Continuous functions exercise in Spivak's Calculus This is exercise $9$   in chapter $6$ (on continuous functions) of Calculus by Michael Spivak. 

(a) Suppose $f$ is not continuous at $a$. Prove that for some number $\epsilon>0$ there are numbers $x$ arbitrarily close to $a$ with $|f(x) - f(a)|>\epsilon$. Illustrate graphically.
(b) Conclude that for some number $\epsilon>0$ either there are numbers $x$ arbitrarily close to $a$ with $f(x)<f(a) - \epsilon$ or there are numbers $x$ arbitrarily close to $a$  with $f(x)>f(a) + \epsilon$. 
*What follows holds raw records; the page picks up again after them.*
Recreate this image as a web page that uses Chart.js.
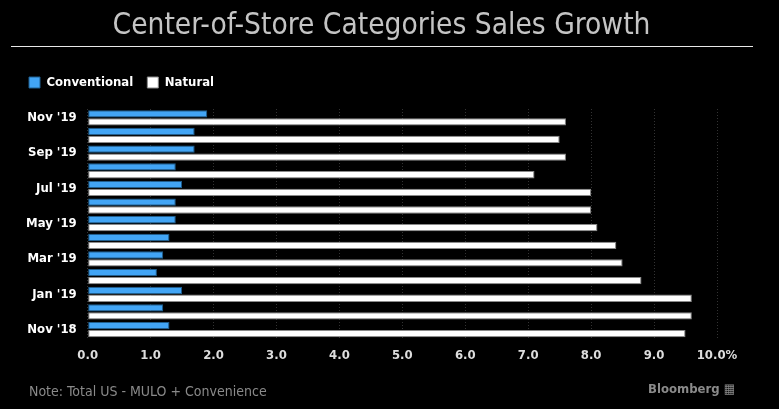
<!DOCTYPE html>
<html>
<head>
<meta charset="utf-8">
<script src="https://cdn.jsdelivr.net/npm/chart.js@4"></script>
<style>
  body { margin: 0; background: #000; }
  #wrap { position: relative; width: 779px; height: 409px; background: #000; overflow: hidden; }
  #title { position: absolute; left: -8px; width: 779px; top: 7px; text-align: center; color: #c4c4c4;
           font-family: 'DejaVu Sans Condensed', 'Liberation Sans Narrow', sans-serif; font-size: 29.6px; }
  #rule { position: absolute; left: 11px; width: 742px; top: 46px; height: 1px; background: #e8e8e8; }
  #note { position: absolute; left: 29px; top: 383px; color: #8a8a8a;
          font-family: 'DejaVu Sans Condensed', 'Liberation Sans Narrow', sans-serif; font-size: 14px; }
  #brand { position: absolute; left: 648px; top: 381px; color: #8a8a8a;
           font-family: 'DejaVu Sans Condensed', 'Liberation Sans Narrow', sans-serif; font-size: 13px; font-weight: bold; }
  canvas { position: absolute; left: 0; top: 0; }
</style>
</head>
<body>
<div id="wrap">
  <canvas id="salesChart" width="779" height="409"></canvas>
  <div id="title">Center-of-Store Categories Sales Growth</div>
  <div id="rule"></div>
  <div id="note">Note: Total US - MULO + Convenience</div>
  <div id="brand">Bloomberg &#9638;</div>
</div>
<script>
const months = ["Nov '19", "Oct '19", "Sep '19", "Aug '19", "Jul '19", "Jun '19", "May '19",
                "Apr '19", "Mar '19", "Feb '19", "Jan '19", "Dec '18", "Nov '18"];
const conventional = [1.9, 1.7, 1.7, 1.4, 1.5, 1.4, 1.4, 1.3, 1.2, 1.1, 1.5, 1.2, 1.3];
const natural = [7.6, 7.5, 7.6, 7.1, 8.0, 8.0, 8.1, 8.4, 8.5, 8.8, 9.6, 9.6, 9.5];

const labelFont = { family: "'DejaVu Sans Condensed', 'Liberation Sans Narrow', sans-serif", size: 13, weight: 'bold' };

// push the plot down a bit below the legend
const legendGap = {
    id: 'legendGap',
    beforeInit(chart) {
        const fit = chart.legend.fit;
        chart.legend.fit = function () {
            fit.bind(chart.legend)();
            this.height += 10;
        };
    }
};

const ctx = document.getElementById('salesChart').getContext('2d');
new Chart(ctx, {
    type: 'bar',
    data: {
        labels: months,
        datasets: [{
            label: 'Conventional',
            data: conventional,
            backgroundColor: '#42a5f5',
            borderColor: '#1f5f8f',
            borderWidth: 1,
            borderSkipped: false,
            categoryPercentage: 0.9,
            barPercentage: 0.92
        }, {
            label: 'Natural',
            data: natural,
            backgroundColor: '#ffffff',
            borderColor: '#8a8a8a',
            borderWidth: 1,
            borderSkipped: false,
            categoryPercentage: 0.9,
            barPercentage: 0.92
        }]
    },
    options: {
        indexAxis: 'y',
        responsive: false,
        animation: false,
        layout: { padding: { top: 70, bottom: 37, left: 23, right: 62 } },
        plugins: {
            legend: {
                position: 'top',
                align: 'start',
                labels: {
                    color: '#ffffff',
                    font: { family: labelFont.family, size: 13, weight: 'bold' },
                    boxWidth: 11,
                    boxHeight: 11,
                    padding: 6,
                    generateLabels: function (chart) {
                        const items = Chart.defaults.plugins.legend.labels.generateLabels(chart);
                        items.forEach(it => { it.text = it.text + '  '; });
                        return items;
                    }
                }
            },
            tooltip: { enabled: false }
        },
        scales: {
            x: {
                min: 0,
                max: 10,
                ticks: {
                    stepSize: 1,
                    color: '#dddddd',
                    font: labelFont,
                    padding: 9,
                    callback: v => v === 10 ? '10.0%' : v.toFixed(1)
                },
                grid: { color: '#333333', drawTicks: false },
                border: { display: false, dash: [1, 2] }
            },
            y: {
                ticks: {
                    color: '#ffffff',
                    font: labelFont,
                    autoSkip: false,
                    callback: function (v, i) { return i % 2 === 0 ? months[i] : ''; }
                },
                grid: { display: false },
                border: { display: false }
            }
        }
    },
    plugins: [legendGap]
});
</script>
</body>
</html>
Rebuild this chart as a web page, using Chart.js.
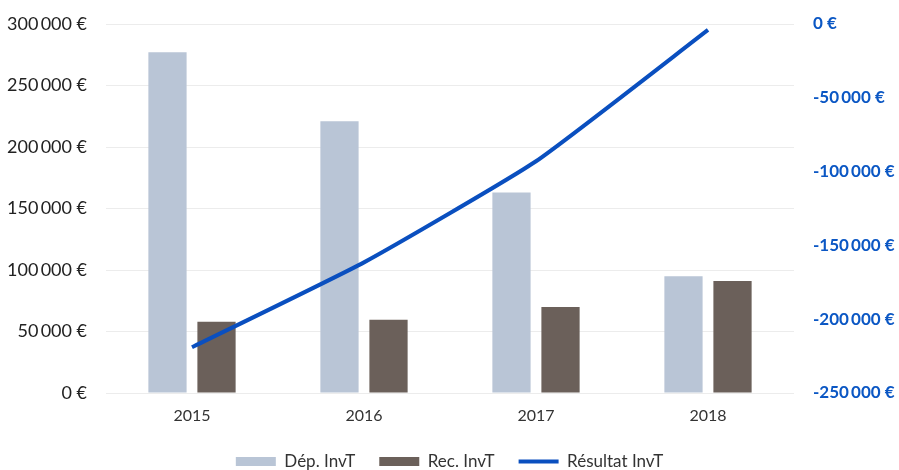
<!DOCTYPE html>
<html><head><meta charset="utf-8">
<script src="https://cdn.jsdelivr.net/npm/chart.js@4/dist/chart.umd.min.js"></script>
<style>html,body{margin:0;padding:0;background:#fff}#wrap{width:899px;height:470px}</style>
</head><body><div id="wrap"><canvas id="c" width="899" height="470"></canvas></div>
<script>
const categories = ['2015','2016','2017','2018'];
const depInvT = [277000, 221000, 163000, 95000];
const recInvT = [58000, 59500, 70000, 91000];
const resultatInvT = [-219000, -161500, -93000, -4000];
const leftTicks = [0, 50000, 100000, 150000, 200000, 250000, 300000];
const rightTicks = [-250000, -200000, -150000, -100000, -50000, 0];

function fmt(v){
  const neg = v < 0; let s = String(Math.abs(v));
  s = s.replace(/\B(?=(\d{3})+(?!\d))/g, '\u2009');
  return (neg ? '-' : '') + s + ' €';
}

new Chart(document.getElementById('c'), {
  data: {
    labels: categories,
    datasets: [
      { type: 'line', label: 'Résultat InvT', data: resultatInvT, yAxisID: 'y2',
        borderColor: '#0a4fbf', backgroundColor: '#0a4fbf', borderWidth: 4,
        pointRadius: 0, pointStyle: 'line', tension: 0.15, order: 0 },
      { type: 'bar', label: 'Dép. InvT', data: depInvT, yAxisID: 'y', pointStyle: 'rect',
        backgroundColor: '#b9c5d6', categoryPercentage: 0.57, barPercentage: 0.78, order: 1 },
      { type: 'bar', label: 'Rec. InvT', data: recInvT, yAxisID: 'y', pointStyle: 'rect',
        backgroundColor: '#6b605a', categoryPercentage: 0.57, barPercentage: 0.78, order: 1 }
    ]
  },
  options: {
    responsive: false, animation: false,
    layout: { padding: { top: 24, left: 4, right: 4, bottom: 0 } },
    plugins: {
      tooltip: { enabled: false },
      legend: {
        position: 'bottom', maxHeight: 41,
        labels: {
          font: { family: 'Lato', size: 17 }, color: '#333',
          usePointStyle: true, pointStyleWidth: 40, boxHeight: 9, padding: 24,
          sort: (a, b) => {
            const ord = {'Dép. InvT':0,'Rec. InvT':1,'Résultat InvT':2};
            return ord[a.text] - ord[b.text];
          }
        }
      }
    },
    scales: {
      x: {
        grid: { display: false }, border: { display: false },
        afterFit: ax => { ax.height = 36; ax.paddingLeft = 0; ax.paddingRight = 0; },
        ticks: { font: { family: 'Lato', size: 16 }, color: '#333', padding: 5 }
      },
      y: {
        position: 'left', min: 0, max: 300000,
        afterBuildTicks: ax => { ax.ticks = leftTicks.map(v => ({ value: v })); },
        afterFit: ax => { ax.width = 102; ax.paddingTop = 0; ax.paddingBottom = 0; },
        grid: { color: '#ececec', lineWidth: 1, drawTicks: false },
        border: { display: false },
        ticks: { font: { family: 'Lato', size: 18 }, color: '#222', padding: 19, callback: v => fmt(v) }
      },
      y2: {
        position: 'right', min: -250000, max: 0,
        afterBuildTicks: ax => { ax.ticks = rightTicks.map(v => ({ value: v })); },
        afterFit: ax => { ax.width = 101; ax.paddingTop = 0; ax.paddingBottom = 0; },
        grid: { display: false, drawTicks: false },
        border: { display: false },
        ticks: { font: { family: 'Lato', size: 17, weight: 'bold' }, color: '#0b57c4', padding: 19, callback: v => fmt(v) }
      }
    }
  }
});
</script></body></html>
I am having difficulty with $b)$. Consider $f:\mathbb{R} \to \mathbb{R}$ defined as follows
$f(x) =
\begin{cases}
0  & x \in \mathbb{R}\setminus \mathbb{Q} \\
\frac 12 & x=1\\
1 & \{x \in \mathbb{Q} \ | x \neq 1\}\\ 
\end{cases}$
Note $f$ is not continuous at $x=1$. We will thus take $a=1$. 
I am having difficulty finding the appropriate $\epsilon$ which satisfies the "either/or" requirement. If we take $\epsilon\geq\frac 12$ then $f$ satisfies neither of the two requirements, whereas if we take $0<\epsilon < \frac 12$ it satisfies both. What mistake am I making? 
 A: The statement:

there are numbers $x$ arbitrarily close to $a$ with $f(x)<f(a) -
> \epsilon$ or there are numbers $x$ arbitrarily close to $a$  with
  $f(x)>f(a) + \epsilon$.

allows both possibilities to occur (the use of the words "either" and "or" does not imply that the alternatives are mutually exclusive).
A: The "either/or" does not exclude the possibility of both being true here. It is being used to emphasize that  what is meant is not
$$\exists \varepsilon > 0 \ \forall \delta > 0 \ \exists x \in (a-\delta,a+\delta) \quad [f(x) > f(a) + \varepsilon \ \text{ or } \ f(x) < f(a) -\varepsilon]$$
as in the first part, but rather
$$\exists \varepsilon > 0 \ [\forall \delta > 0 \ \exists x \in (a-\delta,a+\delta) \ \ f(x) > f(a) + \varepsilon \quad \text{ or } \quad \forall \delta > 0 \ \exists x \in (a-\delta,a+\delta) \ \  f(x) < f(a) - \varepsilon].$$
It is really being used as a way of stressing that the quantifiers and connectives are placed differently, with the "or" occurring at a higher level in the structure of the statement.